Request:
The listing below should be printed exactly, every line of it. Skip the pictures.

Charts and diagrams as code
###

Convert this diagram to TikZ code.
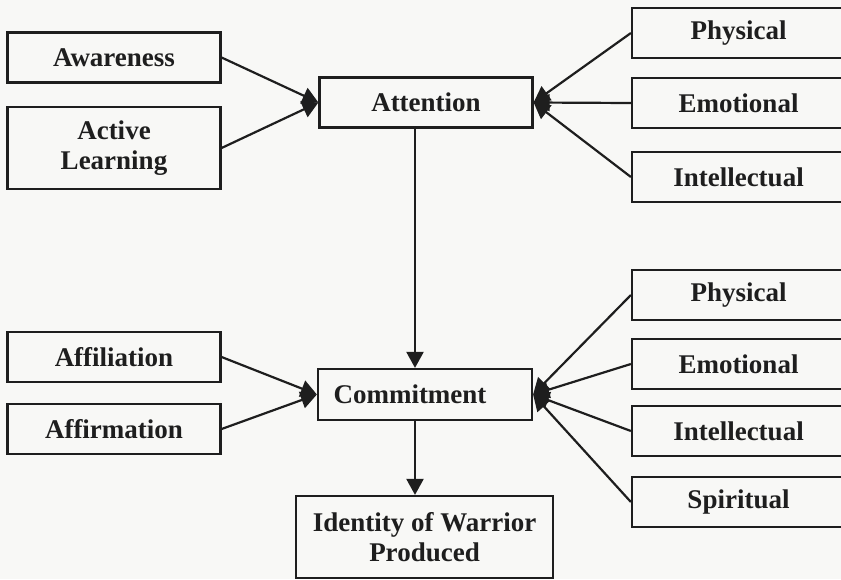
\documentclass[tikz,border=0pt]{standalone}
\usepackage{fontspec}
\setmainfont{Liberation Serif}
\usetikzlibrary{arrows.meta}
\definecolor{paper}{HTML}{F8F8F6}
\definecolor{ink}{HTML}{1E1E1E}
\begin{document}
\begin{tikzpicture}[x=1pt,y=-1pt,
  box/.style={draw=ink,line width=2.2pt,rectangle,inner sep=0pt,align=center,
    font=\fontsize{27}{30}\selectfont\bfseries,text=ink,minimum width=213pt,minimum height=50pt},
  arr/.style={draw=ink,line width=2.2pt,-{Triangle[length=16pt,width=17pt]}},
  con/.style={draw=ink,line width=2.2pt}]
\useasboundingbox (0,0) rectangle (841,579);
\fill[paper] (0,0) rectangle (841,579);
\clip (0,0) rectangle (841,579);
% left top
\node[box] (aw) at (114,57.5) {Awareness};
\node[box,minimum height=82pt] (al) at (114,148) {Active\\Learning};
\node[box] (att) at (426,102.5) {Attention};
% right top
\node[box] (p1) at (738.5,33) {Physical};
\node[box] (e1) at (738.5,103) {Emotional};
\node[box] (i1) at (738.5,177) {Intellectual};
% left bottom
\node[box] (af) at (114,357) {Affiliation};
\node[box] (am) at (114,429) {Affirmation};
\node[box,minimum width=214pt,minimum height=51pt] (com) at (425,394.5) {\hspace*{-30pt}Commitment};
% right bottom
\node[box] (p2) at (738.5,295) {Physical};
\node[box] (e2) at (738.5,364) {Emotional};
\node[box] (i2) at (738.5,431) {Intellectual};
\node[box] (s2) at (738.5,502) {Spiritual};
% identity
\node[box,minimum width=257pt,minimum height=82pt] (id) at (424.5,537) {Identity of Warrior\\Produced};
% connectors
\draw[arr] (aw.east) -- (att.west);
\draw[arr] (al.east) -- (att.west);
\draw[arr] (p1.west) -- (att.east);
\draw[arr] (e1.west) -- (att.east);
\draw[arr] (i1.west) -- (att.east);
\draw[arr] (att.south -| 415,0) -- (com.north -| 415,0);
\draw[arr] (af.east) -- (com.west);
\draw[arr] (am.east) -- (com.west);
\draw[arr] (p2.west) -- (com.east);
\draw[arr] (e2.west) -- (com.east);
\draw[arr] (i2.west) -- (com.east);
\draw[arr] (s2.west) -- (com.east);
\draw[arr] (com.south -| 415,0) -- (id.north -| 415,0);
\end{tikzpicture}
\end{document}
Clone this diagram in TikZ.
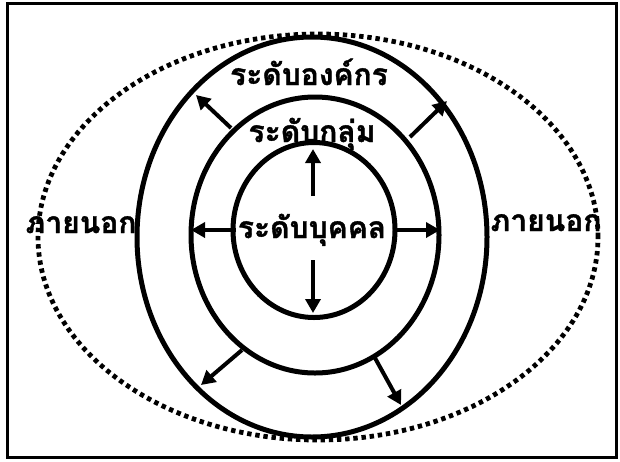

###

Finished task:
Convert this diagram to TikZ code.
\documentclass[tikz,border=0pt]{standalone}
\usepackage{fontspec}
\setmainfont{Liberation Serif}
\usetikzlibrary{arrows.meta}
\definecolor{paper}{HTML}{F8F8F6}
\definecolor{ink}{HTML}{1E1E1E}
\begin{document}
\begin{tikzpicture}[x=1pt,y=-1pt,
  box/.style={draw=ink,line width=2.2pt,rectangle,inner sep=0pt,align=center,
    font=\fontsize{27}{30}\selectfont\bfseries,text=ink,minimum width=213pt,minimum height=50pt},
  arr/.style={draw=ink,line width=2.2pt,-{Triangle[length=16pt,width=17pt]}},
  con/.style={draw=ink,line width=2.2pt}]
\useasboundingbox (0,0) rectangle (841,579);
\fill[paper] (0,0) rectangle (841,579);
\clip (0,0) rectangle (841,579);
% left top
\node[box] (aw) at (114,57.5) {Awareness};
\node[box,minimum height=82pt] (al) at (114,148) {Active\\Learning};
\node[box] (att) at (426,102.5) {Attention};
% right top
\node[box] (p1) at (738.5,33) {Physical};
\node[box] (e1) at (738.5,103) {Emotional};
\node[box] (i1) at (738.5,177) {Intellectual};
% left bottom
\node[box] (af) at (114,357) {Affiliation};
\node[box] (am) at (114,429) {Affirmation};
\node[box,minimum width=214pt,minimum height=51pt] (com) at (425,394.5) {\hspace*{-30pt}Commitment};
% right bottom
\node[box] (p2) at (738.5,295) {Physical};
\node[box] (e2) at (738.5,364) {Emotional};
\node[box] (i2) at (738.5,431) {Intellectual};
\node[box] (s2) at (738.5,502) {Spiritual};
% identity
\node[box,minimum width=257pt,minimum height=82pt] (id) at (424.5,537) {Identity of Warrior\\Produced};
% connectors
\draw[arr] (aw.east) -- (att.west);
\draw[arr] (al.east) -- (att.west);
\draw[arr] (p1.west) -- (att.east);
\draw[arr] (e1.west) -- (att.east);
\draw[arr] (i1.west) -- (att.east);
\draw[arr] (att.south -| 415,0) -- (com.north -| 415,0);
\draw[arr] (af.east) -- (com.west);
\draw[arr] (am.east) -- (com.west);
\draw[arr] (p2.west) -- (com.east);
\draw[arr] (e2.west) -- (com.east);
\draw[arr] (i2.west) -- (com.east);
\draw[arr] (s2.west) -- (com.east);
\draw[arr] (com.south -| 415,0) -- (id.north -| 415,0);
\end{tikzpicture}
\end{document}
Clone this diagram in TikZ.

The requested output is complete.